Critique | Livres

Le livre de la semaine: Pour Ida Brown, de Ricardo Piglia

Le Cercle des poètes disparus © DR
Ysaline Parisis
Ysaline Parisis Journaliste livres

ROMAN | Le dernier grand classique argentin s’aventure sur le terrain du campus novel. Avant de bifurquer vers un thriller trouble questionnant les élites américaines.
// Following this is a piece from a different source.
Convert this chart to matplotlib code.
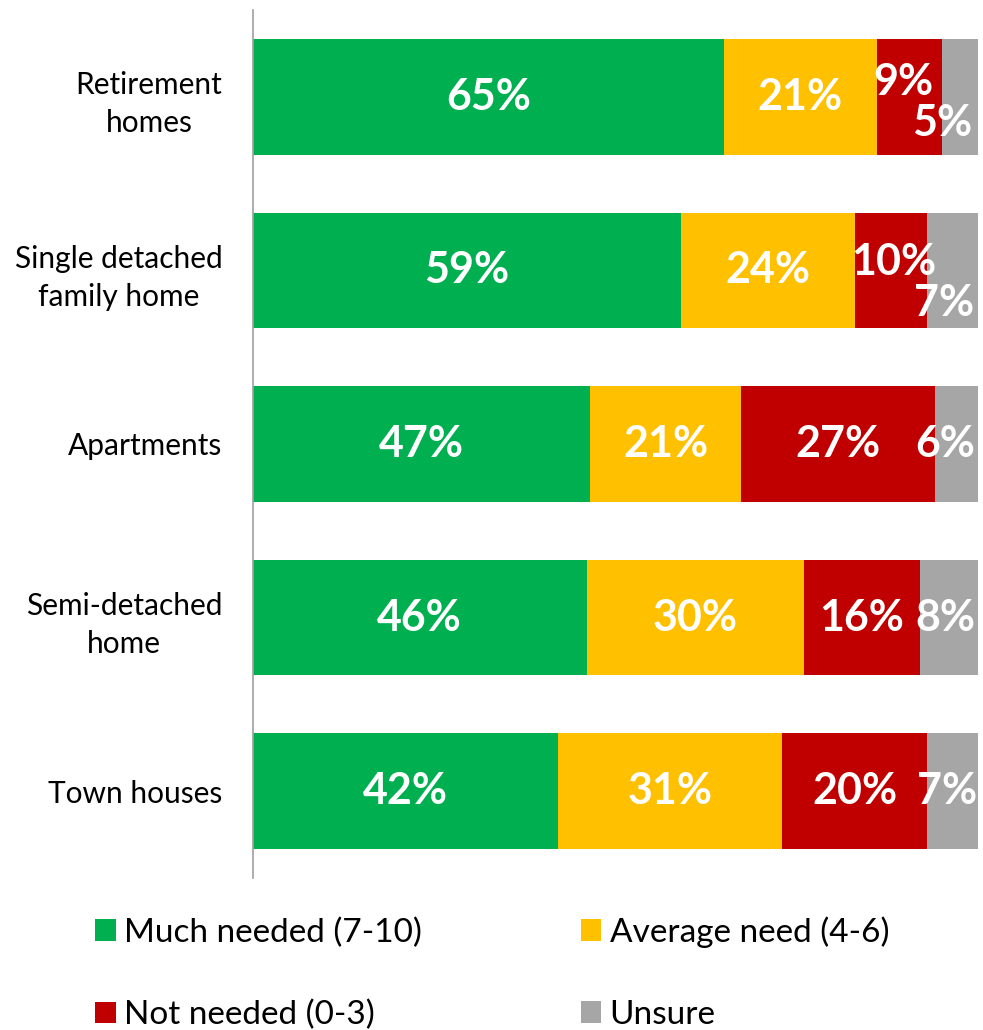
import numpy as np
import matplotlib
matplotlib.use("Agg")
import matplotlib.pyplot as plt
import matplotlib.transforms as mtransforms

plt.rcParams['font.family'] = ['Lato', 'DejaVu Sans']

# data
categories = ["Retirement\nhomes", "Single detached\nfamily home", "Apartments",
              "Semi-detached\nhome", "Town houses"]
series = ["Much needed (7-10)", "Average need (4-6)", "Not needed (0-3)", "Unsure"]
much_needed = [65, 59, 47, 46, 42]
average_need = [21, 24, 21, 30, 31]
not_needed = [9, 10, 27, 16, 20]
unsure = [5, 7, 6, 8, 7]

colors = ["#00B050", "#FFC000", "#C00000", "#A6A6A6"]

# manual nudges for crowded labels, (row, series) -> (dx, dy) in pixels, y up
nudge = {
    (0, 2): (-6, 15), (0, 3): (-18, -26),
    (1, 2): (3, 8), (1, 3): (-9, -33),
    (2, 3): (-11, 0), (3, 3): (-4, 0), (4, 3): (-6, 0),
}

vals = np.array([much_needed, average_need, not_needed, unsure], dtype=float)
shares = vals / vals.sum(axis=0)
y = np.arange(len(categories))

fig = plt.figure(figsize=(9.83, 10.3), dpi=100)
ax = fig.add_axes([253 / 983, 1 - 878 / 1030, 725 / 983, 868 / 1030])

left = np.zeros(len(categories))
bars = []
for i, name in enumerate(series):
    b = ax.barh(y, shares[i], left=left, height=0.665, color=colors[i], label=name)
    bars.append(b)
    for r in range(len(categories)):
        cx = left[r] + shares[i][r] / 2
        dx, dy = nudge.get((r, i), (0, 0))
        ax.annotate(f"{int(vals[i][r])}%", (cx, y[r]), xytext=(dx * 0.72, dy * 0.72),
                    textcoords="offset points", ha="center", va="center",
                    color="white", fontsize=31, fontweight="bold")
    left += shares[i]

ax.set_xlim(0, 1)
ax.set_ylim(len(categories) - 0.5, -0.5)
ax.set_yticks(y)
ax.set_yticklabels(categories, fontsize=21.5, linespacing=1.42)
lift = mtransforms.ScaledTranslation(0, 5 / 100, fig.dpi_scale_trans)
for lab in ax.get_yticklabels():
    lab.set_multialignment("center")
    lab.set_transform(lab.get_transform() + lift)
ax.tick_params(axis="y", length=0, pad=22)
ax.set_xticks([])
for s in ["top", "right", "bottom"]:
    ax.spines[s].set_visible(False)
ax.spines["left"].set_color("#A0A0A0")
ax.spines["left"].set_linewidth(1.2)

# legend fills column by column, so order handles to read row by row
order = [0, 2, 1, 3]
fig.legend(handles=[bars[k] for k in order], labels=[series[k] for k in order],
           loc="upper left", bbox_to_anchor=(82 / 983, 1 - 903 / 1030), ncol=2,
           frameon=False, fontsize=24, handlelength=0.62, handleheight=0.62,
           handletextpad=0.25, labelspacing=1.55, columnspacing=4.75, borderaxespad=0)

plt.savefig("out.png", dpi=100)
Le livre de la semaine: Pour Ida Brown, de Ricardo Piglia
© Gallimard

Début de scénario à l’efficacité toute américaine. Renzi, célèbre romancier argentin (jadis très ami de Borges) davantage rivé aux bars qu’à l’écriture depuis que sa deuxième femme l’a quitté, accepte la proposition émanant d’une prestigieuse université nord-américaine de sa connaissance: jouer au « visting professor » le temps d’un semestre, et dispenser un séminaire sur William Henry Hudson, écrivain et ornithologue argentin épris de campagne anglaise auquel il se consacre de loin en loin depuis des années. Le voilà donc foulant les pelouses rases de la Taylor University, un établissement (imaginaire, mais largement inspiré de Princeton, où Piglia a enseigné) dont les vieilles pierres suintent la noblesse et l’élitisme –« on respirait peut-être dans les monastères du Moyen Age cet air de secret, de privilège et d’ennui »-, et dont les couloirs abondent en « scholars » arrogants, conspirateurs et supérieurement intelligents. Renzi y est accueilli par Ida Brown, professeur-star de la chair « Culture Moderne et Cinéma » vénérée par ses étudiants, femme sublime au charisme magnétique, avec qui ce dernier entame bientôt une liaison torride, faite de nuits hypnotiques et droguées dans des chambres d’hôtel de bord de route. Tout bascule quand Ida Brown est retrouvée morte dans des circonstances très étranges au volant, la main brûlée. Le FBI est dépêché sur les lieux, largement obnubilé au même moment par une vague d’attentats terroristes ciblant des sommités scientifiques aux quatre coins du pays.

Récit à deux voies

Dans son bref essai Thèse sur la nouvelle, Ricardo Piglia (Buenos Aires, 1940) avançait qu’une nouvelle réussie contenait toujours deux histoires: il le démontre ici à l’échelle d’un roman. Pour Ida Brown commence comme un campus novel nord-américain typique -quoique passé au filtre amusé et incrédule d’un Argentin-, allant chercher chez David Lodge (les délicieuses querelles d’ego savants) autant que chez Donna Tartt (le huis clos académique potentiellement pervers). Mais Piglia y a déjà semé les germes d’une seconde intrigue, qui prend bientôt le pas, emmenant vers un thriller politique aux contours résolument contemporains –« Les grandes fictions totales sont celles de l’Aventurier (qui attend tout de l’action) et celle du Dandy (qui vit la vie comme une forme d’art); au XXIe siècle, le héros sera le Terroriste », dira à Renzi sa voisine russe Nina. Coup de maître, la transition est assurée par l’énigme procédant de la personnalité même de Renzi: largement insomniaque, le professeur mène son enquête sombre et hallucinée au fil de longues marches nocturnes, et d’une étrange maladie chronique -la « cristallisation arborescente »- qui le laisse en proie à des crises de remémoration nerveuse et au brouillage mental. Un roman comme une traversée en clair-obscur.

  • ROMAN DE RICARDO PIGLIA, ÉDITIONS GALLIMARD, TRADUIT DE L’ESPAGNOL (ARGENTINE) PAR ROBERT AMUTIO, 320 PAGES.